I got a query with five joins on some rather large tables (largest table is 10 mil. records), and I want to know if rows exists. So far I've done this to check if rows exists:
SELECT TOP 1 tbl.Id
FROM table tbl
INNER JOIN ... ON ... = ... (x5)
WHERE tbl.xxx = ...
Using this query, in a stored procedure takes 22 seconds and I would like it to be close to "instant". Is this even possible? What can I do to speed it up?
I got indexes on the fields that I'm joining on and the fields in the WHERE clause.
Any ideas?
switch to EXISTS predicate. In general I have found it to be faster than selecting top 1 etc.
So you could write like this IF EXISTS (SELECT * FROM table tbl INNER JOIN table tbl2 .. do your stuff
Depending on your RDBMS you can check what parts of the query are taking a long time and which indexes are being used (so you can know they're being used properly).
In MSSQL, you can use see a diagram of the execution path of any query you submit.
In Oracle and MySQL you can use the EXPLAIN keyword to get details about how the query is working.

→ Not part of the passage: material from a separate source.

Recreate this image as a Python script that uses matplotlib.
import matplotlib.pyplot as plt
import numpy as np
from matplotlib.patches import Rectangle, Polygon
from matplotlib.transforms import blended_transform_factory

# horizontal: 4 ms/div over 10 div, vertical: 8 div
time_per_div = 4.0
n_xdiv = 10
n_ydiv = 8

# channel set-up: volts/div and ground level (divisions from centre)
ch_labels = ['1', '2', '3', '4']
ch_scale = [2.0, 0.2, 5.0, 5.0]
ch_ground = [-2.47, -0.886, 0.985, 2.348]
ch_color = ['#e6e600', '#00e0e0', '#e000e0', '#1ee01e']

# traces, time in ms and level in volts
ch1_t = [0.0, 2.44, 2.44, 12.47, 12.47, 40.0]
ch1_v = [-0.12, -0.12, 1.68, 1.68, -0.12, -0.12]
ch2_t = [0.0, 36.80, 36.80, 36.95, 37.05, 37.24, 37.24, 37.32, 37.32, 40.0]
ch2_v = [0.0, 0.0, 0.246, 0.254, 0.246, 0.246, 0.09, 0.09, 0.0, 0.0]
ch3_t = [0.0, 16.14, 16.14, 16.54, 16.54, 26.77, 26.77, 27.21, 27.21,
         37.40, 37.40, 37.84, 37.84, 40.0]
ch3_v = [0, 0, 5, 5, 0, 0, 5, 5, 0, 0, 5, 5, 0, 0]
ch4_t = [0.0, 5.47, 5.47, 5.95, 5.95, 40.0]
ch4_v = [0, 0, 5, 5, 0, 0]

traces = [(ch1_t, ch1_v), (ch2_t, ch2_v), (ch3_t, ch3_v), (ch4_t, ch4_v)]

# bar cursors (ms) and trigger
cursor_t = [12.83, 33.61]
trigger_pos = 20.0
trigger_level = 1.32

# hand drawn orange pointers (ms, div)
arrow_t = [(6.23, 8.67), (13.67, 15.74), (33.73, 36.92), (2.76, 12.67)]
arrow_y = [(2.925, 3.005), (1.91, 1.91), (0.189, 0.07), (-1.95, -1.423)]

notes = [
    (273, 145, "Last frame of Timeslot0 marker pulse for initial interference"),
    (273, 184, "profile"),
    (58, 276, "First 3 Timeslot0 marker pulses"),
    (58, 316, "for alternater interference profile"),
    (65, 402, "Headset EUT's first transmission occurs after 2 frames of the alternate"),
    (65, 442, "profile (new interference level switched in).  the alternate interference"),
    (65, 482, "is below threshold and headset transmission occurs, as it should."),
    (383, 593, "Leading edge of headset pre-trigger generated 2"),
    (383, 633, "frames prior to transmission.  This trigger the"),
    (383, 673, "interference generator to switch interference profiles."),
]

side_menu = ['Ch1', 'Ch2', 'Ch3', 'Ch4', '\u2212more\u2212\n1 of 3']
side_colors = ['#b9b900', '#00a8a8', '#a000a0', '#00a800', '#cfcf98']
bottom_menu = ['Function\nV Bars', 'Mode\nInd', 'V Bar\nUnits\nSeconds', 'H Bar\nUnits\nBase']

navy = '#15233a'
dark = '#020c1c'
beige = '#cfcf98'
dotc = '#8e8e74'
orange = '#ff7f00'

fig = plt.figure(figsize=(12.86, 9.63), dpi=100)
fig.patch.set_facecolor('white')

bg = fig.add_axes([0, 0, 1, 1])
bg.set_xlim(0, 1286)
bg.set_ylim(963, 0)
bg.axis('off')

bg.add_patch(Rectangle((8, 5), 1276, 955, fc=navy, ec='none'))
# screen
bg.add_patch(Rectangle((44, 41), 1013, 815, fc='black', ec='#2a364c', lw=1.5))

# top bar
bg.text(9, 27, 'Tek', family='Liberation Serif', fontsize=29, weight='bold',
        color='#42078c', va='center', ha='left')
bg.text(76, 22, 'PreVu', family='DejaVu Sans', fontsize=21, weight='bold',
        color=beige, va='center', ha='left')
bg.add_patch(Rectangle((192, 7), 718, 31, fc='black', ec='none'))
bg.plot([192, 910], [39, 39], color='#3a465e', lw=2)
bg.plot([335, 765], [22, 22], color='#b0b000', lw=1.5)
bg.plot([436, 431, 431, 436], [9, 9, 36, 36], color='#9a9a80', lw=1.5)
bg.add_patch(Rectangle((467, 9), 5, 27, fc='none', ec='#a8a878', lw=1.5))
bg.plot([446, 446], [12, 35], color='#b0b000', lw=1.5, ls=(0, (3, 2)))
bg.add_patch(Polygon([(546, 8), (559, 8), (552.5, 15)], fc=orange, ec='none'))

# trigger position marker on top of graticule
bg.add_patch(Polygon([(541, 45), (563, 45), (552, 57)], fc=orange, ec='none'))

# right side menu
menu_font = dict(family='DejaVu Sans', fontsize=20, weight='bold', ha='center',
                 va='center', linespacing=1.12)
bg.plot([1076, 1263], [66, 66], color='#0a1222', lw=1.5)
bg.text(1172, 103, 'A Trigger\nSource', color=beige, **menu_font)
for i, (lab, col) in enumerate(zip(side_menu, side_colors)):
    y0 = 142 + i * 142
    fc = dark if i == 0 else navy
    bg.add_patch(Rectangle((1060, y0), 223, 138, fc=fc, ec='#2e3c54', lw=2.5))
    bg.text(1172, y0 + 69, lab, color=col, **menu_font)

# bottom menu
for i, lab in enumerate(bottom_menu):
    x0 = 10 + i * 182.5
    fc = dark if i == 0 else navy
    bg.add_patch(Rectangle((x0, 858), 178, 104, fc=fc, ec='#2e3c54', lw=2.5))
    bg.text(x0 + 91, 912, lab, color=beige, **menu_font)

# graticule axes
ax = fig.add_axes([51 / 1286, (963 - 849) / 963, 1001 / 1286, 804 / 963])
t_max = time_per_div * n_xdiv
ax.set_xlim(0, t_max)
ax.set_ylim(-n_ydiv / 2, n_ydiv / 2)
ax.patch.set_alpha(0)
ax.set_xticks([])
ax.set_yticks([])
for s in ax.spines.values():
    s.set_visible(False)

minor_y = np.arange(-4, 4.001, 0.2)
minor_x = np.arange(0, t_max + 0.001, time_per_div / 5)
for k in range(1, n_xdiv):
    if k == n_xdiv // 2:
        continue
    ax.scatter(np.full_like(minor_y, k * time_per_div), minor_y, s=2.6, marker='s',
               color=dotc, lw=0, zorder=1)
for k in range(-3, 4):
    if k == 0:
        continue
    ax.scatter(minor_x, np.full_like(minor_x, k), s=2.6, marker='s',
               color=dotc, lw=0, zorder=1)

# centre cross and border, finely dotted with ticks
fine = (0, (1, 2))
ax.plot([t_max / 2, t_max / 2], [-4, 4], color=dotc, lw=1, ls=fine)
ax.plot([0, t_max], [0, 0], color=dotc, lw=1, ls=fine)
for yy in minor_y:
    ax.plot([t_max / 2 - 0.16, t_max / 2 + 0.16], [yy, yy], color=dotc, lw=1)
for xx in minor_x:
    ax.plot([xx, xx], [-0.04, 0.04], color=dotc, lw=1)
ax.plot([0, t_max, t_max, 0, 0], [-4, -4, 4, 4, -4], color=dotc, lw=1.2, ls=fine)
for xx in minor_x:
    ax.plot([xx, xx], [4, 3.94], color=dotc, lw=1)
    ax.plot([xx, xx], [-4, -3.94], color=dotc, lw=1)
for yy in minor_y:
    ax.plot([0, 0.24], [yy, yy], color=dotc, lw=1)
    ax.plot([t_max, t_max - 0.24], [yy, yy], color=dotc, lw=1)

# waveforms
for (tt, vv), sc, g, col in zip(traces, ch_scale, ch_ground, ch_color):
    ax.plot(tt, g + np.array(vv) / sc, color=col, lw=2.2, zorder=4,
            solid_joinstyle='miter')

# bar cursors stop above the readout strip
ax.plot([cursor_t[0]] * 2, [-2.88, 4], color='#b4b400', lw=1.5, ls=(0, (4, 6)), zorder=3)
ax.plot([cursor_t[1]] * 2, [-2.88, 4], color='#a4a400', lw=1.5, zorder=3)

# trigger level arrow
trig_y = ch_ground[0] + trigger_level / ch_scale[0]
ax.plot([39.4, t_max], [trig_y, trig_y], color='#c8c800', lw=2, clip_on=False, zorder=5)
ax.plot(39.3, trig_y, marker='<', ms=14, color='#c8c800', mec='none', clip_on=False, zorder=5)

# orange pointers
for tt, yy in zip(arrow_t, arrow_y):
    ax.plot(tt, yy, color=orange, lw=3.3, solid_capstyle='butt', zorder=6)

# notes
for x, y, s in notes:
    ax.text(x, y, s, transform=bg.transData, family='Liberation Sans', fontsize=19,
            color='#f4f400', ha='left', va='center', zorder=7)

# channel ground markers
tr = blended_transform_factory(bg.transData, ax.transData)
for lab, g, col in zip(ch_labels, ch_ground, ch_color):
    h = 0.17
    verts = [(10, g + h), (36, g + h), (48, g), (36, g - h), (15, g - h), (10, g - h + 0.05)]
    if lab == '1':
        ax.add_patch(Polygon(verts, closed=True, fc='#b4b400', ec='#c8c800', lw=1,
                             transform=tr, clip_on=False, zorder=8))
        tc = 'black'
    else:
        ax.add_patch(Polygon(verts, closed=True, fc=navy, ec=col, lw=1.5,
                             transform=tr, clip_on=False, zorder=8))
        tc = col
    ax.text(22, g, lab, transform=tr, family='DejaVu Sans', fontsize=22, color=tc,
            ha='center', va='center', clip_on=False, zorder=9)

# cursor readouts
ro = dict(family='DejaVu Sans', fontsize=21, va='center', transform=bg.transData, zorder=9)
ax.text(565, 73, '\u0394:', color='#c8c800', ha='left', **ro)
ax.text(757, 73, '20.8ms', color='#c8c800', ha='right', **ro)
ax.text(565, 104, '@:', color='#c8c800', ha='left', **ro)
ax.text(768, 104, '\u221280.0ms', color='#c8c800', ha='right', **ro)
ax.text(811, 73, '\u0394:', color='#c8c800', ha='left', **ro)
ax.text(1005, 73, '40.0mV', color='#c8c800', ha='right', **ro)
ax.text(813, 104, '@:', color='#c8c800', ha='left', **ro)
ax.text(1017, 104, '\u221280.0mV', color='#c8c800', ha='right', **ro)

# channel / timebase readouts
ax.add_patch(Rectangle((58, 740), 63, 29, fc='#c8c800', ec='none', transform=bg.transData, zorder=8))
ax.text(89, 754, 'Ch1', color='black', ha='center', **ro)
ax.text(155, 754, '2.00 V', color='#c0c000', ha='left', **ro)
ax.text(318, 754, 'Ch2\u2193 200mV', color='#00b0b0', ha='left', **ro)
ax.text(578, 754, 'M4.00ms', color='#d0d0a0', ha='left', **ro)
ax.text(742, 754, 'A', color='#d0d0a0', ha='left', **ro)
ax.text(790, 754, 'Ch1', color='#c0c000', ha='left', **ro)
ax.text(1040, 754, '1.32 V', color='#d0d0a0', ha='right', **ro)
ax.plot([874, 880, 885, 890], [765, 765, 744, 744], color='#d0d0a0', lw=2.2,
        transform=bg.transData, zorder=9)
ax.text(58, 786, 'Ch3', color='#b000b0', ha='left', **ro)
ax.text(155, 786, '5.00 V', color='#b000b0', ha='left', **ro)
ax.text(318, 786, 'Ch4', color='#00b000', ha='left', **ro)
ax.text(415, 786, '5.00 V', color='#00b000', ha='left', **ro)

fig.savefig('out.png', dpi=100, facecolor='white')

But it might just be that 22 seconds is the best you can do with your query. We can't answer that, only the execution details provided by your RDBMS can. If you tell us which RDBMS you're using we can tell you how to find the information you need to see what the bottleneck is.
4 options
Try COUNT(*) in place of TOP 1 tbl.id
An index per column may not be good enough: you may need to use composite indexes
Are you on SQL Server 2005? If som, you can find missing indexes. Or try the database tuning advisor
Also, it's possible that you don't need 5 joins.
Assuming parent-child-grandchild etc, then grandchild rows can't exist without the parent rows (assuming you have foreign keys)

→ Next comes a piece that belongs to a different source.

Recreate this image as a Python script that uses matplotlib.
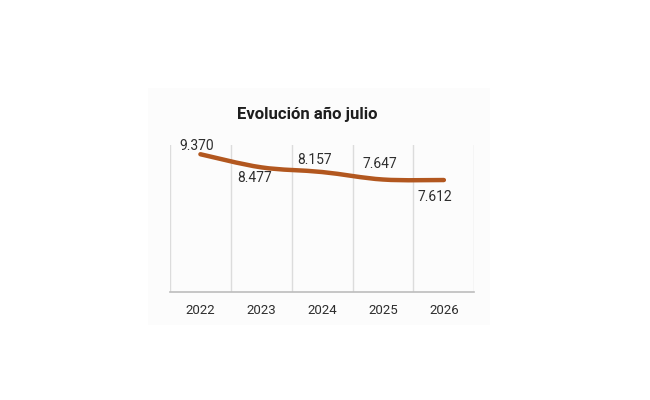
import matplotlib
matplotlib.use("Agg")
import matplotlib.pyplot as plt
from matplotlib.patches import PathPatch, Rectangle
from matplotlib.path import Path

years = ["2022", "2023", "2024", "2025", "2026"]
values = [9370, 8477, 8157, 7647, 7612]
value_labels = ["9.370", "8.477", "8.157", "7.647", "7.612"]
# label offsets in pixels relative to each point (Excel-ish placement)
label_offsets = [(-4, 8), (-7, -11), (-8, 12), (-3, 16), (-9, -17)]

LINE = "#B2571F"
TXT = "#2e2e2e"

plt.rcParams["font.family"] = ["Roboto", "DejaVu Sans"]

fig = plt.figure(figsize=(6.5, 4.0), dpi=100)
fig.patch.set_facecolor("white")
fig.patches.append(Rectangle((148 / 650, 1 - 325 / 400), 342 / 650, 237 / 400,
                             transform=fig.transFigure, facecolor="#FCFCFC",
                             edgecolor="none", zorder=-5))

ax = fig.add_axes([170 / 650, 1 - 291.7 / 400, 304.3 / 650, 146.7 / 400])
ax.set_facecolor("none")
ax.set_zorder(2)
xs = list(range(len(years)))

# smoothed line (Catmull-Rom -> cubic Bezier), like Excel's smoothed line
verts = [(xs[0], values[0])]
codes = [Path.MOVETO]
for i in range(len(xs) - 1):
    p0 = (xs[max(i - 1, 0)], values[max(i - 1, 0)])
    p1 = (xs[i], values[i])
    p2 = (xs[i + 1], values[i + 1])
    p3 = (xs[min(i + 2, len(xs) - 1)], values[min(i + 2, len(xs) - 1)])
    c1 = (p1[0] + (p2[0] - p0[0]) / 6, p1[1] + (p2[1] - p0[1]) / 6)
    c2 = (p2[0] - (p3[0] - p1[0]) / 6, p2[1] - (p3[1] - p1[1]) / 6)
    verts += [c1, c2, p2]
    codes += [Path.CURVE4] * 3
ax.add_patch(PathPatch(Path(verts, codes), facecolor="none", edgecolor=LINE,
                       lw=3.2, capstyle="round", zorder=3))

for x, v, lab, off in zip(xs, values, value_labels, label_offsets):
    ax.annotate(lab, (x, v), xytext=off, textcoords="offset pixels",
                ha="center", va="center", fontsize=10, color=TXT, zorder=4)

ax.set_xlim(-0.5, len(years) - 0.5)
ax.set_ylim(0, 10000)
ax.set_xticks(xs, years, fontsize=9.5, color=TXT)
ax.set_xticks([x - 0.5 for x in xs] + [len(xs) - 0.5], minor=True)
ax.tick_params(axis="x", which="both", length=0, pad=9)
ax.set_yticks([])
ax.grid(which="minor", axis="x", color="#DCDCDC", lw=1)
ax.grid(which="major", visible=False)
for s in ("top", "left", "right"):
    ax.spines[s].set_visible(False)
ax.spines["bottom"].set_color("#BDBDBD")
ax.spines["bottom"].set_linewidth(1.2)

fig.text(307 / 650, 1 - 114 / 400, "Evolución año julio", ha="center", va="center",
         fontsize=12, fontweight="bold", color="#1e1e1e")

fig.savefig("out.png", dpi=100)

So your query could become
SELECT TOP 1
tbl.Id --or count(*)
FROM
grandchildtable tbl
INNER JOIN
anothertable ON ... = ...
WHERE
tbl.xxx = ...
Try EXISTS.
For either for 5 tables or for assumed heirarchy
SELECT TOP 1 --or count(*)
tbl.Id
FROM
grandchildtable tbl
WHERE
tbl.xxx = ...
AND
EXISTS (SELECT *
FROM
anothertable T2
WHERE
tbl.key = T2.key /* AND T2 condition*/)
-- or
SELECT TOP 1 --or count(*)
tbl.Id
FROM
mytable tbl
WHERE
tbl.xxx = ...
AND
EXISTS (SELECT *
FROM
anothertable T2
WHERE
tbl.key = T2.key /* AND T2 condition*/)
AND
EXISTS (SELECT *
FROM
yetanothertable T3
WHERE
tbl.key = T3.key /* AND T3 condition*/)
Doing a filter early on your first select will help if you can do it; as you filter the data in the first instance all the joins will join on reduced data.
Select top 1 tbl.id
From
(
Select top 1 * from
table tbl1
Where Key = Key
) tbl1
inner join ...
After that you will likely need to provide more of the query to understand how it works.

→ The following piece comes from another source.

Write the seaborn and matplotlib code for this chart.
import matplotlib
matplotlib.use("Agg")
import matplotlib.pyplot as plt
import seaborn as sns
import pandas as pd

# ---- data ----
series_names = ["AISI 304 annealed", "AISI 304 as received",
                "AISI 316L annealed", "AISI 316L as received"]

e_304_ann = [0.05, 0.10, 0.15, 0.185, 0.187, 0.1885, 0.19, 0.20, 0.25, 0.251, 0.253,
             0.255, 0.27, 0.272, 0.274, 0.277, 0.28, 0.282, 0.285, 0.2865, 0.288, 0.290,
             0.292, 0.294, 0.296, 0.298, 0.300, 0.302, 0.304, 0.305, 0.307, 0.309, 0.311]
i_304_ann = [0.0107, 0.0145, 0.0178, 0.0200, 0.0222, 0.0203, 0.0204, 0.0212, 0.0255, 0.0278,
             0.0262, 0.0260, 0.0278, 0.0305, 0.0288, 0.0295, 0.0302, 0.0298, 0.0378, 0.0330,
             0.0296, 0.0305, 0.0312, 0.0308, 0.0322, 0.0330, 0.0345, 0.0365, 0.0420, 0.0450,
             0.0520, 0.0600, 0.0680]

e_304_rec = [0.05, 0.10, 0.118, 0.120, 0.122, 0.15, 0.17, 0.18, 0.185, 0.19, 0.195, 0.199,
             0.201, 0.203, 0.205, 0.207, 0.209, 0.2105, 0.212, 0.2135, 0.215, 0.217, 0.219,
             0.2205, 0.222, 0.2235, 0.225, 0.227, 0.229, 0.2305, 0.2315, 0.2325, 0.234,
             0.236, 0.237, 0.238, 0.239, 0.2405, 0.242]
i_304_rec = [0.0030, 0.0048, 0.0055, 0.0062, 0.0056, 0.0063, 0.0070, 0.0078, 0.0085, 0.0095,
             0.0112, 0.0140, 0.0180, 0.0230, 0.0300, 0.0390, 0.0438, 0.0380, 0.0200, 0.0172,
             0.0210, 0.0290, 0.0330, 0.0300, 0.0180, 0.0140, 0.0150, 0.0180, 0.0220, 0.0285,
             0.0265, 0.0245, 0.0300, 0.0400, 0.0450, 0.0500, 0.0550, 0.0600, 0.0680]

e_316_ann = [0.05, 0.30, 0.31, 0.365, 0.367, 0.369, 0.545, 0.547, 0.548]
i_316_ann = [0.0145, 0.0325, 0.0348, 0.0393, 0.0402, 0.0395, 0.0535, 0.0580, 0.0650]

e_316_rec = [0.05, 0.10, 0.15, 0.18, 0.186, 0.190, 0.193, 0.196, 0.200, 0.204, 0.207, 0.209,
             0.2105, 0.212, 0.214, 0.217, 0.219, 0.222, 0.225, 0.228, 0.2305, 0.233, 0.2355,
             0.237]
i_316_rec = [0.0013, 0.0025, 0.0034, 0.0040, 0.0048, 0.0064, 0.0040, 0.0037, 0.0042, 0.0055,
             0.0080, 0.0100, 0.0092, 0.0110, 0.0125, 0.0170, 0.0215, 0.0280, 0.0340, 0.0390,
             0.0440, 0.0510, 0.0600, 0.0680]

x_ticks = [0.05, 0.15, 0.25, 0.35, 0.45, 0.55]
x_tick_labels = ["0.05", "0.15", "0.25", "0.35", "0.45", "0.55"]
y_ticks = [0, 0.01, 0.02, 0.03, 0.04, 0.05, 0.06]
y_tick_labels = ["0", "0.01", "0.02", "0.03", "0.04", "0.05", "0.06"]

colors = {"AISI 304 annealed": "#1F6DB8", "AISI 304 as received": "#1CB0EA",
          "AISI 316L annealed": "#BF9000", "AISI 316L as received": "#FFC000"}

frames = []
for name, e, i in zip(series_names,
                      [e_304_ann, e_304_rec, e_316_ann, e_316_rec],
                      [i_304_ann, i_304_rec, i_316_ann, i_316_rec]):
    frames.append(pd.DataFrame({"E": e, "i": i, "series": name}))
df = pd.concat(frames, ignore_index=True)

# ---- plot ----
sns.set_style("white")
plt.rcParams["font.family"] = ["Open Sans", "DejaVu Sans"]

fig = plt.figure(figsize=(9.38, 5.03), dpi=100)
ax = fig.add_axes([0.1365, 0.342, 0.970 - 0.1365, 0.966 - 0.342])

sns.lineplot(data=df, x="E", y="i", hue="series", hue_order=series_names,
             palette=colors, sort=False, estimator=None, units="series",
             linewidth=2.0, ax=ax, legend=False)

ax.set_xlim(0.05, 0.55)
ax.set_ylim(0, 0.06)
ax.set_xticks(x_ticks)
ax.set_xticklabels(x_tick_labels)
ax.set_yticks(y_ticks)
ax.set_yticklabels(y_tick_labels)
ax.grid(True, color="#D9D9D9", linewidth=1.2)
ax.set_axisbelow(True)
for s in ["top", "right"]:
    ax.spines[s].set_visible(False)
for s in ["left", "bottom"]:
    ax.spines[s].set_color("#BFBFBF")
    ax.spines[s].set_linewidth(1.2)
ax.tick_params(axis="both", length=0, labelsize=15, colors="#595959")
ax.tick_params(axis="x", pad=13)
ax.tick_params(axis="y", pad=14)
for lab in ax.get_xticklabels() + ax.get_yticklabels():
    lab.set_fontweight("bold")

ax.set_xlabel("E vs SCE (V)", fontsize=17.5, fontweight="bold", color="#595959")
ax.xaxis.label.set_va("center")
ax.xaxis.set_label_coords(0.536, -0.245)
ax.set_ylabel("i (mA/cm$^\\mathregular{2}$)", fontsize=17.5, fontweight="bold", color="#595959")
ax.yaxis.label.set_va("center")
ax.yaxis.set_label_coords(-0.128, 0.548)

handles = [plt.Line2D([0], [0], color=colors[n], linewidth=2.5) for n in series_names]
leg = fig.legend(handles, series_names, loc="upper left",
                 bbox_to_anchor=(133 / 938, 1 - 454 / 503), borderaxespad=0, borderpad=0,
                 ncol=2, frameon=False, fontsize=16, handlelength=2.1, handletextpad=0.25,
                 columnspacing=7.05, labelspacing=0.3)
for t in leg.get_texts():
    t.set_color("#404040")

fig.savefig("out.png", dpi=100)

Maybe you could offload/cache this fact-finding mission. Like if it doesn't need to be done dynamically or at runtime, just cache the result into a much smaller table and then query that. Also, make sure all the tables you're querying to have the appropriate clustered index. Granted you may be using these tables for other types of queries, but for the absolute fastest way to go, you can tune all your clustered indexes for this one query.
Edit: Yes, what other people said. Measure, measure, measure! Your query plan estimate can show you what your bottleneck is.
Use the maximun row table first in every join and if more than one condition use
in where then sequence of the where is condition is important use the condition
which give you maximum rows.
use filters very carefully for optimizing Query.